Unfortunately, though, Nagel simply lacked the conceptual tools needed to do more than just pose the problem anew - albeit eloquently and fairly accurately, I think. I also think that the teleological move is probably a dead-end, particularly given the fact that that’s not the only option on the table (see the bit above about engaging with the post-Kantian tradition).
Ultimately, your intuitions, as a reader, about what counts as an answer to the following questions will determine whether you will take Nagel’s book to be a liberating breath of fresh air, a brave work exploring an overlooked (as well as repressed and much demonized) alternative in an increasingly dogmatic intellectual climate, or else a deluded crypto-theological, or at least crypto-dualist piece of tripe:
Can we know, through purely rational reflection and in advance of any experimental work, i) what the essential properties of our minds are, and ii) that these essential properties, like rationality, cannot be explicated without making reference to the first-person perspective that reveals us not merely as objects bound by causal relations, but rather as subjects of knowledge?

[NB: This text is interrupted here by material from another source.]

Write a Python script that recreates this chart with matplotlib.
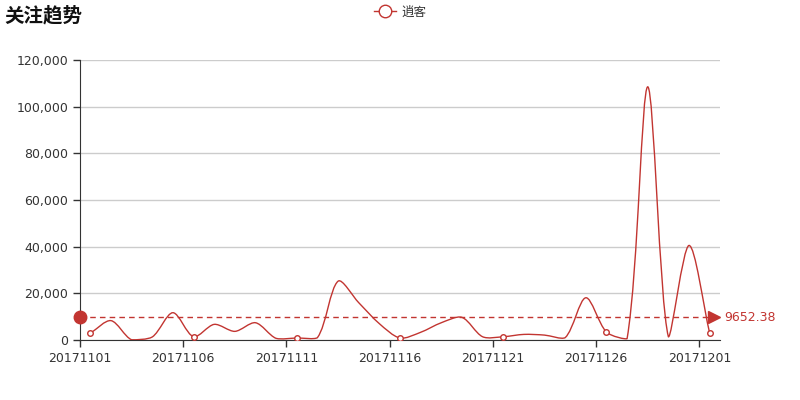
import numpy as np
import matplotlib
matplotlib.use("Agg")
import matplotlib.pyplot as plt
from matplotlib.path import Path
from matplotlib.patches import PathPatch
from matplotlib.lines import Line2D
from matplotlib.ticker import FuncFormatter

plt.rcParams['font.family'] = ['DejaVu Sans', 'Noto Sans CJK SC']

# data
dates = ["201711%02d" % d for d in range(1, 31)] + ["20171201"]
follows = [2900, 8300, 100, 1300, 11700, 1400, 6700, 3700, 7400, 700,
           850, 1000, 25200, 16000, 7000, 850, 3300, 7400, 9700, 1400,
           1400, 2400, 2100, 1000, 18100, 3400, 600, 108500, 1400, 40524,
           2900]
series_name = "逍客"
title = "关注趋势"

red = "#c23531"

fig = plt.figure(figsize=(8, 4), dpi=100)
ax = fig.add_axes([0.1, 0.15, 0.8, 0.7])

x = np.arange(len(follows)) + 0.5
y = np.array(follows, dtype=float)

# echarts style smooth bezier, computed in pixel space,
# control points kept inside the bounding box of the points
px_per_x = 640 / len(follows)
px_per_y = 280 / 120000
P = np.column_stack([x * px_per_x, y * px_per_y])
lo, hi = P.min(axis=0), P.max(axis=0)
smooth = 0.3
cps = []
for i in range(len(P)):
    prev = P[i - 1] if i > 0 else P[i]
    nxt = P[i + 1] if i < len(P) - 1 else P[i]
    v = (nxt - prev) * smooth
    d0 = np.hypot(*(P[i] - prev))
    d1 = np.hypot(*(P[i] - nxt))
    s = d0 + d1
    if s:
        d0, d1 = d0 / s, d1 / s
    c0 = np.clip(P[i] - v * d0, lo, hi)
    c1 = np.clip(P[i] + v * d1, lo, hi)
    cps.append((c0, c1))
verts = [P[0]]
codes = [Path.MOVETO]
for i in range(len(P) - 1):
    verts += [cps[i][1], cps[i + 1][0], P[i + 1]]
    codes += [Path.CURVE4] * 3
verts = np.array(verts) / [px_per_x, px_per_y]
ax.add_patch(PathPatch(Path(verts, codes), facecolor="none", edgecolor=red, lw=1, zorder=3))

# symbols every 5th point
idx = np.arange(0, len(follows), 5)
ax.plot(x[idx], y[idx], "o", ms=4, mfc="white", mec=red, mew=1, zorder=4)

# average mark line
avg = np.floor(np.mean(y) * 100) / 100
ax.plot([0, len(follows) - 0.3], [avg, avg], ls=(0, (4, 3)), color=red, lw=1, zorder=2, clip_on=False)
ax.plot([0], [avg], "o", ms=9, color=red, clip_on=False, zorder=5)
ax.plot([len(follows) - 0.3], [avg], ">", ms=8, color=red, clip_on=False, zorder=5)
ax.text(len(follows) + 0.2, avg, "%.2f" % avg, color=red, fontsize=9, va="center", ha="left")

ax.set_xlim(0, len(follows))
ax.set_ylim(0, 120000)
ax.set_yticks(np.arange(0, 120001, 20000))
ax.yaxis.set_major_formatter(FuncFormatter(lambda v, p: "{:,}".format(int(v))))
ax.set_xticks(idx)
ax.set_xticklabels([dates[i] for i in idx])
ax.tick_params(axis="both", colors="#333333", labelsize=9, length=5, width=1)
ax.grid(axis="y", color="#cccccc", lw=1)
ax.set_axisbelow(True)
for side in ["top", "right"]:
    ax.spines[side].set_visible(False)
for side in ["left", "bottom"]:
    ax.spines[side].set_color("#333333")

fig.text(0.006, 0.962, title, fontsize=14, fontweight="bold", family=["Noto Sans CJK SC"],
         va="center", ha="left", color="#111111")

handle = Line2D([], [], color=red, lw=1, marker="o", ms=9, mfc="white", mec=red)
fig.legend([handle], [series_name], loc="center", bbox_to_anchor=(0.5, 0.97), frameon=False,
           handlelength=1.8, handletextpad=0.4, labelcolor="#333333",
           prop={"family": ["Noto Sans CJK SC"], "size": 9})

fig.savefig("out.png", dpi=100)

If your answer to both questions is yes, then Nagel’s argument will have some force for you. If the answer is no, then your foundational assumptions are likely to be so far skewed away from Nagel’s as to make his arguments seem to have hardly more than dishwatery consistency. You are unlikely to be persuaded by his argument that he has identified in-principle limitations for a scientific naturalist explanation of the place of consciousness, rationality, and value in the natural world. You’re going to leave open the possibility that by going down the same road it’s currently headed on - and by stacking up some exotic new species of fact - scientific naturalism in one of its myriad permutations will explain consciousness, rationality and value without remainder. If, in contrast, his in-principle arguments seem plausible, and you’re open to philosophical reflection informing our scientific self-understanding, you might at least find his line of argument interesting.